DATA PROVIDED:
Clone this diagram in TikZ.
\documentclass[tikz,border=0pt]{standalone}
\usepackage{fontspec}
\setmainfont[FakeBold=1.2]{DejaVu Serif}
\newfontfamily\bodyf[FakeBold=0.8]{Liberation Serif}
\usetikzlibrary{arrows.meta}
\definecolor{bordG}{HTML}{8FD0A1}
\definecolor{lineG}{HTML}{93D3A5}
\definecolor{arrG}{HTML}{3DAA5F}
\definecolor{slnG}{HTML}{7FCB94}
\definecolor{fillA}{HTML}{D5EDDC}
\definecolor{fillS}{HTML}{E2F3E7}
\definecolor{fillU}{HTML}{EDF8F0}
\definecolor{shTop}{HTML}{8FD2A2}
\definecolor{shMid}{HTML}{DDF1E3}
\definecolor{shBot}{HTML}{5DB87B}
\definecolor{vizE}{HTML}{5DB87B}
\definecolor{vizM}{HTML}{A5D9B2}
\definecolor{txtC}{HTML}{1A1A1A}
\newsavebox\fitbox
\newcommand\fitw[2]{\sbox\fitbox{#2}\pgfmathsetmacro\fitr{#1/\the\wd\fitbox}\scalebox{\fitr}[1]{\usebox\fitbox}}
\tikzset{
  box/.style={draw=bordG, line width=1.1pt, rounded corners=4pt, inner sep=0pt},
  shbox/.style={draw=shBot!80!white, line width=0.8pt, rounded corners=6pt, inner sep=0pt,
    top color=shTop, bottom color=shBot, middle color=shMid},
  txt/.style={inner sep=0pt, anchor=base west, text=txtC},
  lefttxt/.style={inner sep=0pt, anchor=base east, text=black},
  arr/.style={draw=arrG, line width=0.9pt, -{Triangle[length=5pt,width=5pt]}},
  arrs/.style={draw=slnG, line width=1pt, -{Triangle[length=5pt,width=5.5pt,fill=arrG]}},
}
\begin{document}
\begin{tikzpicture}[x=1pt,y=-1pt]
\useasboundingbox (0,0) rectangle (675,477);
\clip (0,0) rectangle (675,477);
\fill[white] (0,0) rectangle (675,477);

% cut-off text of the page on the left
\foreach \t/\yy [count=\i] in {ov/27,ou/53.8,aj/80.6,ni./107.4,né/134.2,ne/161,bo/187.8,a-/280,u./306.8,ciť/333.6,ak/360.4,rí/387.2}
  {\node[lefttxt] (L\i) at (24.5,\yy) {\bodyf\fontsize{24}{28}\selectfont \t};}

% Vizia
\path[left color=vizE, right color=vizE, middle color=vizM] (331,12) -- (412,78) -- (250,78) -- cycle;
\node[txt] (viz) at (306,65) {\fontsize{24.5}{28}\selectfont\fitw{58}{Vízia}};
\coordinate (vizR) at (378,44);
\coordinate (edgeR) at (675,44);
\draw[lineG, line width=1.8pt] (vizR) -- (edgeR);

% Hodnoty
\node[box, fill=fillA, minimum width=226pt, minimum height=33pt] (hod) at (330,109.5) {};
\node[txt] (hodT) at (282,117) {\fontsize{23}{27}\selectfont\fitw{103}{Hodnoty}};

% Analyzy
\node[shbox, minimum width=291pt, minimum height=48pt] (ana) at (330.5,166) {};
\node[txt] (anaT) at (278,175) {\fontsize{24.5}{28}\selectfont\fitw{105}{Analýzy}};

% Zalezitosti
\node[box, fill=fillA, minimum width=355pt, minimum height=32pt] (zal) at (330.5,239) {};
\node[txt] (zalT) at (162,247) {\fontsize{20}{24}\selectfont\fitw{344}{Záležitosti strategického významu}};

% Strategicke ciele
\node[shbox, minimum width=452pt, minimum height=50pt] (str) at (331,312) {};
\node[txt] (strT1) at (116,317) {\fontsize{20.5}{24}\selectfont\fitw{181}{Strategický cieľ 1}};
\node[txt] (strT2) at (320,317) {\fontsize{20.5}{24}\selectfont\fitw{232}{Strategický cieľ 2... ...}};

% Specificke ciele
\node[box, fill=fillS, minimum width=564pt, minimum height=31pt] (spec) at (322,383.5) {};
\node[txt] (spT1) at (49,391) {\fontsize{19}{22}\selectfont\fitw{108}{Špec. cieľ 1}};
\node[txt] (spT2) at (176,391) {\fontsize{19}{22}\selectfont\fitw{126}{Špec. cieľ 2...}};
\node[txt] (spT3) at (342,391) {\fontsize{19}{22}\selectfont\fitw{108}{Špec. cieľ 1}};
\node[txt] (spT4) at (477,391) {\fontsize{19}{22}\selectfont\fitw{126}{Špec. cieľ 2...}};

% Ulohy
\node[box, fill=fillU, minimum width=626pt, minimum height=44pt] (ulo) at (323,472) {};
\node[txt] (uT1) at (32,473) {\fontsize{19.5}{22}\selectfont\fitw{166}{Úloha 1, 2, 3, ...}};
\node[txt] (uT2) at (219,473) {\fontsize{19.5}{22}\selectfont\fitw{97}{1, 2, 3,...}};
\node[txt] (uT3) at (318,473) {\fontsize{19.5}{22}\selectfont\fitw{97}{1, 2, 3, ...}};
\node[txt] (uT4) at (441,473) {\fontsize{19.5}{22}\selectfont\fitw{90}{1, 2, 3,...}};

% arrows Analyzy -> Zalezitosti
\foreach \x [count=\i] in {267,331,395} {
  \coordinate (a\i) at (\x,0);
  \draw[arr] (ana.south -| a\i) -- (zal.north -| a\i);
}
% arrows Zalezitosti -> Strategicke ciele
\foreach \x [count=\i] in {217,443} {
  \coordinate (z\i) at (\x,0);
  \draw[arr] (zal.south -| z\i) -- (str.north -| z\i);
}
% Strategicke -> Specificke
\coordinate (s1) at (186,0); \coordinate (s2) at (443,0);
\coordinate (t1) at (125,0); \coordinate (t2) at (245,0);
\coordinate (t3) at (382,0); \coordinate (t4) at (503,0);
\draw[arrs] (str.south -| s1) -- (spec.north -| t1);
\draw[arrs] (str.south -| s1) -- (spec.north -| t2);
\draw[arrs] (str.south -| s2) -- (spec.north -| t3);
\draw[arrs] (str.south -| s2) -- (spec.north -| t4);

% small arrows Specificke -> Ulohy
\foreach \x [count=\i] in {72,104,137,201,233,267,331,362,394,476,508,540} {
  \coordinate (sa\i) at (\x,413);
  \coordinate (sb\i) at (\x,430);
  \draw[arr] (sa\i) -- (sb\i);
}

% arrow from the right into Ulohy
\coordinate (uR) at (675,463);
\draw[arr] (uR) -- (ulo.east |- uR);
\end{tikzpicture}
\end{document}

WHAT IS ASKED: Copy out all of the lines above exactly.

FINAL RESULT:
Clone this diagram in TikZ.
\documentclass[tikz,border=0pt]{standalone}
\usepackage{fontspec}
\setmainfont[FakeBold=1.2]{DejaVu Serif}
\newfontfamily\bodyf[FakeBold=0.8]{Liberation Serif}
\usetikzlibrary{arrows.meta}
\definecolor{bordG}{HTML}{8FD0A1}
\definecolor{lineG}{HTML}{93D3A5}
\definecolor{arrG}{HTML}{3DAA5F}
\definecolor{slnG}{HTML}{7FCB94}
\definecolor{fillA}{HTML}{D5EDDC}
\definecolor{fillS}{HTML}{E2F3E7}
\definecolor{fillU}{HTML}{EDF8F0}
\definecolor{shTop}{HTML}{8FD2A2}
\definecolor{shMid}{HTML}{DDF1E3}
\definecolor{shBot}{HTML}{5DB87B}
\definecolor{vizE}{HTML}{5DB87B}
\definecolor{vizM}{HTML}{A5D9B2}
\definecolor{txtC}{HTML}{1A1A1A}
\newsavebox\fitbox
\newcommand\fitw[2]{\sbox\fitbox{#2}\pgfmathsetmacro\fitr{#1/\the\wd\fitbox}\scalebox{\fitr}[1]{\usebox\fitbox}}
\tikzset{
  box/.style={draw=bordG, line width=1.1pt, rounded corners=4pt, inner sep=0pt},
  shbox/.style={draw=shBot!80!white, line width=0.8pt, rounded corners=6pt, inner sep=0pt,
    top color=shTop, bottom color=shBot, middle color=shMid},
  txt/.style={inner sep=0pt, anchor=base west, text=txtC},
  lefttxt/.style={inner sep=0pt, anchor=base east, text=black},
  arr/.style={draw=arrG, line width=0.9pt, -{Triangle[length=5pt,width=5pt]}},
  arrs/.style={draw=slnG, line width=1pt, -{Triangle[length=5pt,width=5.5pt,fill=arrG]}},
}
\begin{document}
\begin{tikzpicture}[x=1pt,y=-1pt]
\useasboundingbox (0,0) rectangle (675,477);
\clip (0,0) rectangle (675,477);
\fill[white] (0,0) rectangle (675,477);

% cut-off text of the page on the left
\foreach \t/\yy [count=\i] in {ov/27,ou/53.8,aj/80.6,ni./107.4,né/134.2,ne/161,bo/187.8,a-/280,u./306.8,ciť/333.6,ak/360.4,rí/387.2}
  {\node[lefttxt] (L\i) at (24.5,\yy) {\bodyf\fontsize{24}{28}\selectfont \t};}

% Vizia
\path[left color=vizE, right color=vizE, middle color=vizM] (331,12) -- (412,78) -- (250,78) -- cycle;
\node[txt] (viz) at (306,65) {\fontsize{24.5}{28}\selectfont\fitw{58}{Vízia}};
\coordinate (vizR) at (378,44);
\coordinate (edgeR) at (675,44);
\draw[lineG, line width=1.8pt] (vizR) -- (edgeR);

% Hodnoty
\node[box, fill=fillA, minimum width=226pt, minimum height=33pt] (hod) at (330,109.5) {};
\node[txt] (hodT) at (282,117) {\fontsize{23}{27}\selectfont\fitw{103}{Hodnoty}};

% Analyzy
\node[shbox, minimum width=291pt, minimum height=48pt] (ana) at (330.5,166) {};
\node[txt] (anaT) at (278,175) {\fontsize{24.5}{28}\selectfont\fitw{105}{Analýzy}};

% Zalezitosti
\node[box, fill=fillA, minimum width=355pt, minimum height=32pt] (zal) at (330.5,239) {};
\node[txt] (zalT) at (162,247) {\fontsize{20}{24}\selectfont\fitw{344}{Záležitosti strategického významu}};

% Strategicke ciele
\node[shbox, minimum width=452pt, minimum height=50pt] (str) at (331,312) {};
\node[txt] (strT1) at (116,317) {\fontsize{20.5}{24}\selectfont\fitw{181}{Strategický cieľ 1}};
\node[txt] (strT2) at (320,317) {\fontsize{20.5}{24}\selectfont\fitw{232}{Strategický cieľ 2... ...}};

% Specificke ciele
\node[box, fill=fillS, minimum width=564pt, minimum height=31pt] (spec) at (322,383.5) {};
\node[txt] (spT1) at (49,391) {\fontsize{19}{22}\selectfont\fitw{108}{Špec. cieľ 1}};
\node[txt] (spT2) at (176,391) {\fontsize{19}{22}\selectfont\fitw{126}{Špec. cieľ 2...}};
\node[txt] (spT3) at (342,391) {\fontsize{19}{22}\selectfont\fitw{108}{Špec. cieľ 1}};
\node[txt] (spT4) at (477,391) {\fontsize{19}{22}\selectfont\fitw{126}{Špec. cieľ 2...}};

% Ulohy
\node[box, fill=fillU, minimum width=626pt, minimum height=44pt] (ulo) at (323,472) {};
\node[txt] (uT1) at (32,473) {\fontsize{19.5}{22}\selectfont\fitw{166}{Úloha 1, 2, 3, ...}};
\node[txt] (uT2) at (219,473) {\fontsize{19.5}{22}\selectfont\fitw{97}{1, 2, 3,...}};
\node[txt] (uT3) at (318,473) {\fontsize{19.5}{22}\selectfont\fitw{97}{1, 2, 3, ...}};
\node[txt] (uT4) at (441,473) {\fontsize{19.5}{22}\selectfont\fitw{90}{1, 2, 3,...}};

% arrows Analyzy -> Zalezitosti
\foreach \x [count=\i] in {267,331,395} {
  \coordinate (a\i) at (\x,0);
  \draw[arr] (ana.south -| a\i) -- (zal.north -| a\i);
}
% arrows Zalezitosti -> Strategicke ciele
\foreach \x [count=\i] in {217,443} {
  \coordinate (z\i) at (\x,0);
  \draw[arr] (zal.south -| z\i) -- (str.north -| z\i);
}
% Strategicke -> Specificke
\coordinate (s1) at (186,0); \coordinate (s2) at (443,0);
\coordinate (t1) at (125,0); \coordinate (t2) at (245,0);
\coordinate (t3) at (382,0); \coordinate (t4) at (503,0);
\draw[arrs] (str.south -| s1) -- (spec.north -| t1);
\draw[arrs] (str.south -| s1) -- (spec.north -| t2);
\draw[arrs] (str.south -| s2) -- (spec.north -| t3);
\draw[arrs] (str.south -| s2) -- (spec.north -| t4);

% small arrows Specificke -> Ulohy
\foreach \x [count=\i] in {72,104,137,201,233,267,331,362,394,476,508,540} {
  \coordinate (sa\i) at (\x,413);
  \coordinate (sb\i) at (\x,430);
  \draw[arr] (sa\i) -- (sb\i);
}

% arrow from the right into Ulohy
\coordinate (uR) at (675,463);
\draw[arr] (uR) -- (ulo.east |- uR);
\end{tikzpicture}
\end{document}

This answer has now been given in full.